The History Project
Welcome to our history – told through music, song and story. This project began in 2016 to collect our rich and rewarding history that could be read in one central place. To be reminded of histories gems please subscribe to our e-news where we feature a small teaser.
Here we share some of the highlights of the 40 years since 1979 in which we have been supporting excellent artists from diverse cultural backgrounds and promoting participation in the arts in Victoria.
We invite you to listen to stories from oral history interviews, music from The Boîte events and releases and view footage of concerts since 1979. Our history provides glimpses into the diverse, dynamic and evolving cultural heritage of Victoria.
This history was researched, written and produced by Jen Rose and the team at Well Chosen Words.
The Boîte History Project began in 2016 when we received a funding grant from the Victorian Multicultural Commission enabling historian Jen Rose to undertake oral history interviews with founding members of the organisation.
In 2017, a Local History Grant from the Public Records Office of Victoria and funding support from Creative Victoria enabled Jen to undertake more research, more interviews, digitise film and audio of early concerts and develop a website to share our history through music, song and story.
The Boîte: history through music, song and story was awarded the Community Diversity Award at the 2020 Victorian Community History Awards.
On the 18th of January 1978, a crowd of 350 people packed the Australian Music Centre at The Rocks, Sydney for a concert featuring Greek Musician Timotheos Arvanitakis, David Gulpilil, the Italian Group Bella Ciao and a Spanish classical guitarist. It was the first concert of The Boîte, formed by three university friends Peter Carantinos, Athena Touriki and Takis Constantopedos.
They were inspired to host the event following the success of a concert organised by Peter as part of the Carnivale ’77 program, featuring then unknown composer Arvanitakis. The three had originally planned to host the concert for friends in their own backyard but soon found themselves scouting for a larger venue as it became clear there was significant interest. A series of fortnightly Boîte concerts at the Australian Music Centre followed, featuring music from around the globe, attracting healthy crowds of mostly second-generation migrants.

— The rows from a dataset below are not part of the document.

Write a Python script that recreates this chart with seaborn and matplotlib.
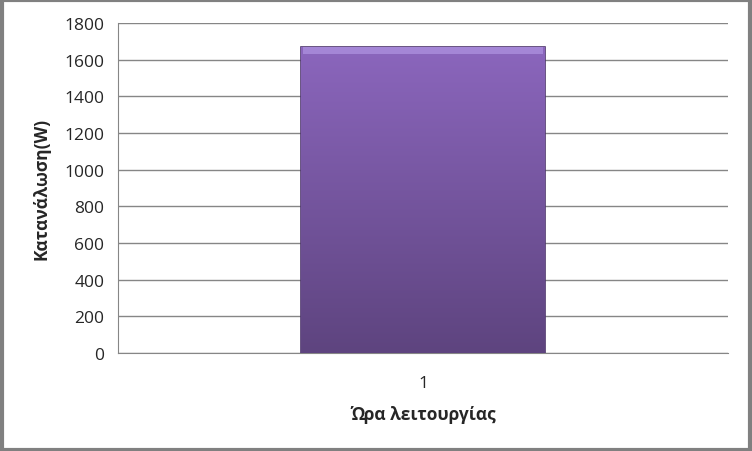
import numpy as np
import pandas as pd
import matplotlib
matplotlib.use('Agg')
import matplotlib.pyplot as plt
from matplotlib.colors import LinearSegmentedColormap
from matplotlib.patches import Rectangle
import seaborn as sns

# Data
hours = ['1']
consumption = [1668]
y_ticks = [0, 200, 400, 600, 800, 1000, 1200, 1400, 1600, 1800]

df = pd.DataFrame({'hour': hours, 'watts': consumption})

sns.set_style('white')
plt.rcParams['font.family'] = ['Open Sans', 'DejaVu Sans']

fig = plt.figure(figsize=(7.52, 4.52), dpi=100)
ax = fig.add_axes([0.157, 0.217, 0.811, 0.730])

sns.barplot(data=df, x='hour', y='watts', color='#7a58a8', width=0.4,
            edgecolor='#4e366c', linewidth=1.2, ax=ax, zorder=3)

# vertical gradient on the bar (light top, darker bottom)
cmap = LinearSegmentedColormap.from_list('purp', ['#5e447f', '#8b66bd'])
grad = np.linspace(0, 1, 256).reshape(-1, 1)
for bar in ax.patches:
    x0, y0 = bar.get_x(), bar.get_y()
    w, h = bar.get_width(), bar.get_height()
    im = ax.imshow(grad, cmap=cmap, origin='lower', aspect='auto',
                   extent=[x0, x0 + w, y0, y0 + h], zorder=4)
    im.set_clip_path(bar)
    # light bevel at the top edge
    ax.add_patch(Rectangle((x0 + 0.004, y0 + h - 35), w - 0.008, 35, color='#a98cdb',
                           alpha=0.85, zorder=5, linewidth=0))

ax.set_xlim(-0.5, 0.5)
ax.set_ylim(0, 1800)
ax.set_yticks(y_ticks)
ax.set_yticklabels([str(t) for t in y_ticks], fontsize=12.5)
ax.tick_params(axis='x', length=0, labelsize=12.5, pad=16)
ax.tick_params(axis='y', length=5, color='#868686', width=1, pad=5)
ax.yaxis.grid(True, color='#868686', linewidth=1)
ax.set_axisbelow(True)

for side in ['top', 'right']:
    ax.spines[side].set_visible(False)
ax.spines['left'].set_color('#868686')
ax.spines['bottom'].set_color('#868686')

ax.set_xlabel('Ώρα λειτουργίας', fontsize=12.5, fontweight='bold', labelpad=10)
ax.set_ylabel('Κατανάλωση(W)', fontsize=12.5, fontweight='bold', labelpad=10)

# grey frame round the whole chart
fig.patches.append(Rectangle((0.002, 0.003), 0.996, 0.994, transform=fig.transFigure,
                             fill=False, edgecolor='#808080', linewidth=3))

fig.savefig('out.png', dpi=100)
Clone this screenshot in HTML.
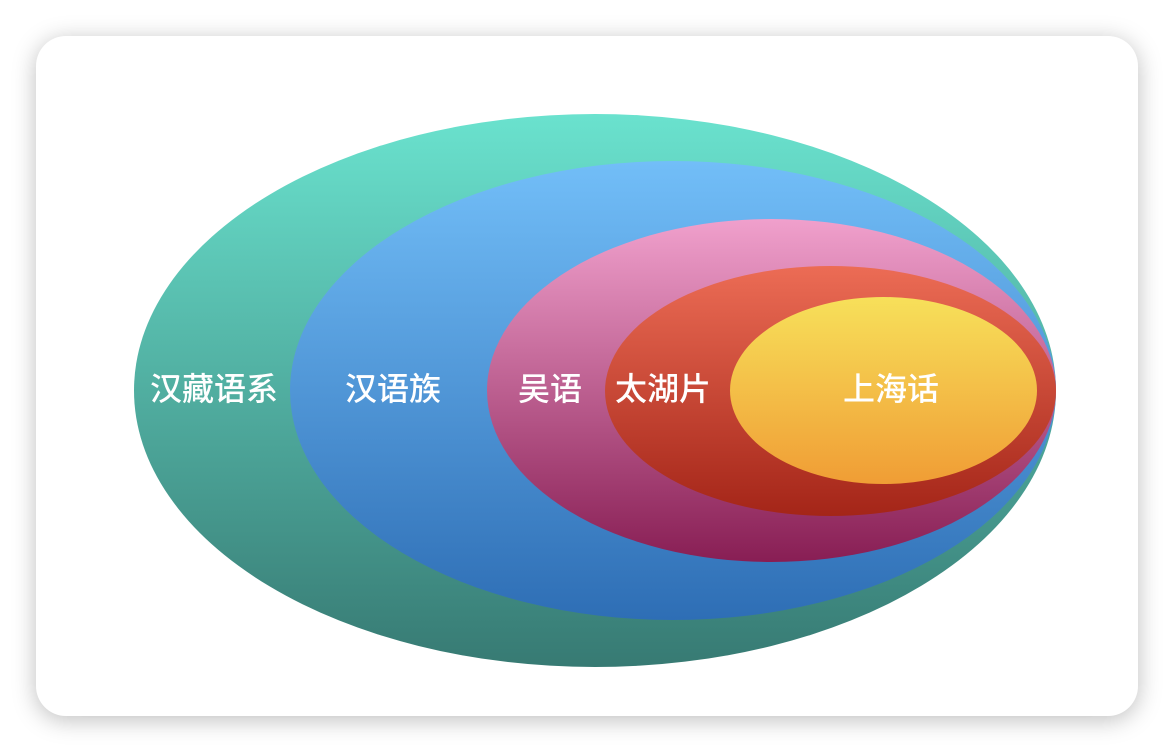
<!DOCTYPE html>
<html><head><meta charset="utf-8"><style>
html,body{margin:0;padding:0;background:#fff;width:1174px;height:752px;overflow:hidden}
.card{position:absolute;left:36px;top:36px;width:1102px;height:680px;background:#fff;border-radius:30px;box-shadow:0 4px 24px rgba(0,0,0,0.26)}
svg{position:absolute;left:0;top:0}
text{font-family:"Liberation Sans","Noto Sans CJK SC",sans-serif;font-size:32px;font-weight:500;fill:#fff;text-anchor:middle;dominant-baseline:central}
</style></head><body>
<div class="card"></div>
<svg width="1174" height="752" viewBox="0 0 1174 752">
<defs>
<linearGradient id="g1" x1="0" y1="0" x2="0" y2="1"><stop offset="0" stop-color="#6ae2ce"/><stop offset="1" stop-color="#377a73"/></linearGradient>
<linearGradient id="g2" x1="0" y1="0" x2="0" y2="1"><stop offset="0" stop-color="#72bef8"/><stop offset="1" stop-color="#2e6eb5"/></linearGradient>
<linearGradient id="g3" x1="0" y1="0" x2="0" y2="1"><stop offset="0" stop-color="#f0a0cc"/><stop offset="1" stop-color="#881e54"/></linearGradient>
<linearGradient id="g4" x1="0" y1="0" x2="0" y2="1"><stop offset="0" stop-color="#ec6c55"/><stop offset="1" stop-color="#a42518"/></linearGradient>
<linearGradient id="g5" x1="0" y1="0" x2="0" y2="1"><stop offset="0" stop-color="#f7e05a"/><stop offset="1" stop-color="#f09d35"/></linearGradient>
</defs>
<ellipse cx="595" cy="390.5" rx="461" ry="276.5" fill="url(#g1)"/>
<ellipse cx="673" cy="390.5" rx="383" ry="229.5" fill="url(#g2)"/>
<ellipse cx="771.5" cy="390.5" rx="284.5" ry="171.5" fill="url(#g3)"/>
<ellipse cx="830.5" cy="391" rx="225.5" ry="125" fill="url(#g4)"/>
<ellipse cx="883.5" cy="390.5" rx="153.5" ry="93.5" fill="url(#g5)"/>
<text x="214" y="389">汉藏语系</text>
<text x="393" y="389">汉语族</text>
<text x="550" y="389">吴语</text>
<text x="663" y="389">太湖片</text>
<text x="891" y="389">上海话</text>
</svg>
</body></html>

The Boîte began making an impact very quickly. The program for a March ’78 Boîte concert boasted the following quote from Al Grassby the former Minister for Immigration under the Whitlam Government, credited with introducing the policy of multiculturalism to Australia:
"The Boîte is the best manifestation of Australia’s cultural revolution. It holds promise of helping to make Australia a more live, vibrant community."